Shortly after things settled down at my parents’ house, I excused myself so I could go outside to call a good friend of mine. Gerry had wanted to know my results, so I wanted to give him the courtesy. After taking in the bad news, he offered to ask his cousin, an emergency physician at a mid-town hospital, if he knew a doctor he could put me in touch with.
Only minutes later, I was speaking to Gerry’s cousin about seeing the stomach/esophageal surgeon at the hospital his cousin also worked. He said the surgeon was very well known in his field, and arranged an appointment for me for the following Monday, at the surgeon’s weekly clinic in the hospital.
I knew by instinct, by the apparent reputation of this surgeon and what Gerry had told me about his kind cousin, that this surgeon would likely be the one to operate. So I accepted with great appreciation. How could I refuse such gracious assistance.
All things became mechanical by this point. I began to do some research and forcefully prepare for the worst.
After several years, Gerry told me that his cousin, having known some details of my diagnosis, warned him, “It doesn’t look good for her.”
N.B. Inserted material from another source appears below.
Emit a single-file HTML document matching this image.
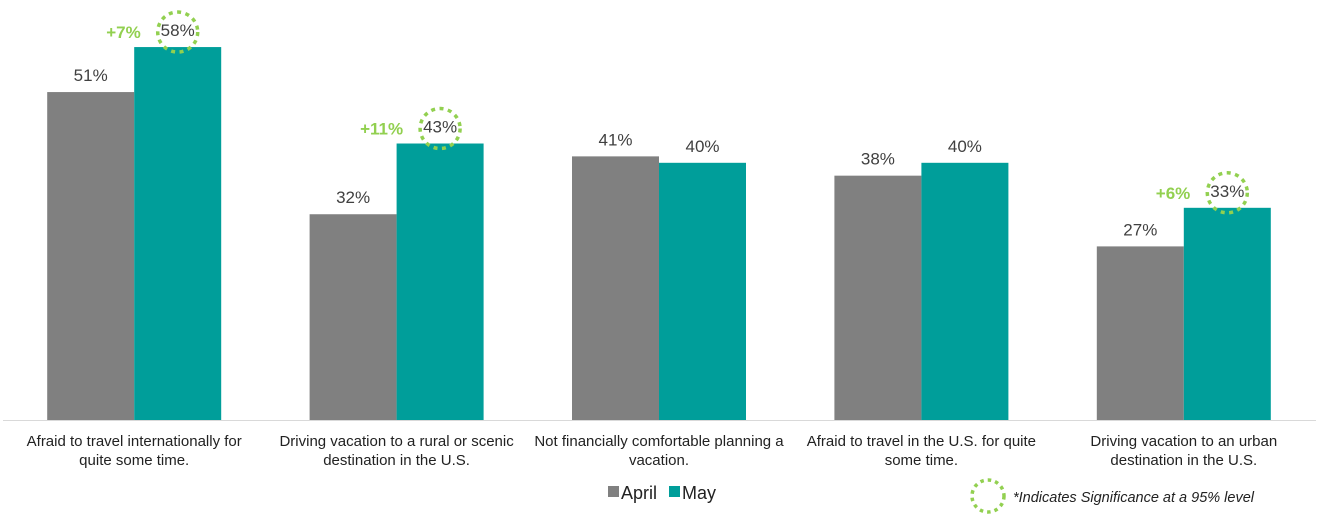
<!DOCTYPE html>
<html><head><meta charset="utf-8"><style>
body{margin:0;background:#fff;}
svg{display:block;font-family:"Liberation Sans",Arial,sans-serif;}
</style></head><body>
<svg width="1319" height="517" viewBox="0 0 1319 517">
<line x1="3" y1="420.5" x2="1316" y2="420.5" stroke="#d9d9d9" stroke-width="1"/>
<g id="bars"></g>
<g id="labels"></g>
<g>
<rect x="608" y="486" width="11" height="11" fill="#808080"/>
<text x="621" y="499" font-size="18" fill="#222">April</text>
<rect x="669" y="486" width="11" height="11" fill="#009e9a"/>
<text x="682" y="499" font-size="18" fill="#222">May</text>
</g>
<circle cx="988" cy="496" r="16" fill="none" stroke="#92d050" stroke-width="3.5" stroke-dasharray="3.5 4"/>
<text x="1013" y="502" font-size="14.5" font-style="italic" fill="#222">*Indicates Significance at a 95% level</text>
</svg>
<script>
const categories=[["Afraid to travel internationally for","quite some time."],["Driving vacation to a rural or scenic","destination in the U.S."],["Not financially comfortable planning a","vacation."],["Afraid to travel in the U.S. for quite","some time."],["Driving vacation to an urban","destination in the U.S."]];
const april=[51,32,41,38,27];
const may=[58,43,40,40,33];
const diffs=["+7%","+11%","","","+6%"];
const NS="http://www.w3.org/2000/svg";
const y0=420, pxPer=6.43, x0=3, catW=262.4, barW=87;
const yS=v=>y0-v*pxPer;
const cx=i=>x0+catW*(i+0.5);
const bars=document.getElementById('bars'), labs=document.getElementById('labels');
function mk(tag,attrs,parent,txt){const e=document.createElementNS(NS,tag);for(const k in attrs)e.setAttribute(k,attrs[k]);if(txt!==undefined)e.textContent=txt;parent.appendChild(e);return e;}
categories.forEach((c,i)=>{
  const c0=cx(i);
  [[april,'#808080',-barW,'april'],[may,'#009e9a',0,'may']].forEach(([arr,col,off,nm])=>{
    const v=arr[i];
    const r=mk('rect',{x:c0+off,y:yS(v),width:barW,height:v*pxPer,fill:col},bars);
    
    
    const t=mk('text',{x:c0+off+barW/2,y:yS(v)-11,'font-size':17,fill:'#404040','text-anchor':'middle'},labs,v+'%');
    
    
  });
  if(diffs[i]){
    const mx=c0+barW/2, my=yS(may[i])-11;
    const ci=mk('circle',{cx:mx,cy:my-4,r:20,fill:'none',stroke:'#92d050','stroke-width':3.5,'stroke-dasharray':'4 4.5'},labs);
    
    
    const d=mk('text',{x:mx-37,y:my+2,'font-size':17,'font-weight':'bold',fill:'#92d050','text-anchor':'end'},labs,diffs[i]);
    
    
  }
  c.forEach((ln,j)=>{
    const t=mk('text',{x:c0,y:446+j*19,'font-size':15,fill:'#222','text-anchor':'middle'},labs,ln);
    
    
  });
});
</script>
</body></html>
Amazing how so much is said when you’re not present in a conversation like that one. I wanted to be there for everyone, but everyone was there for me – trying to protect me from any news that might be inimical to my fight. Though I always want to be fully informed, I am thankful to everyone for sparing me, and giving me every opportunity to stay open-minded.
Finally! My scan results were confirmed “negative” last Friday. Although I still have my abdominal pain, I’m debating returning to my family physician for reassessment. If my scan came out clean, I’m not sure if there’s any advantage to testing the area again so soon. Maybe I’ll wait awhile to see if it subsides. But I promise not to ignore it!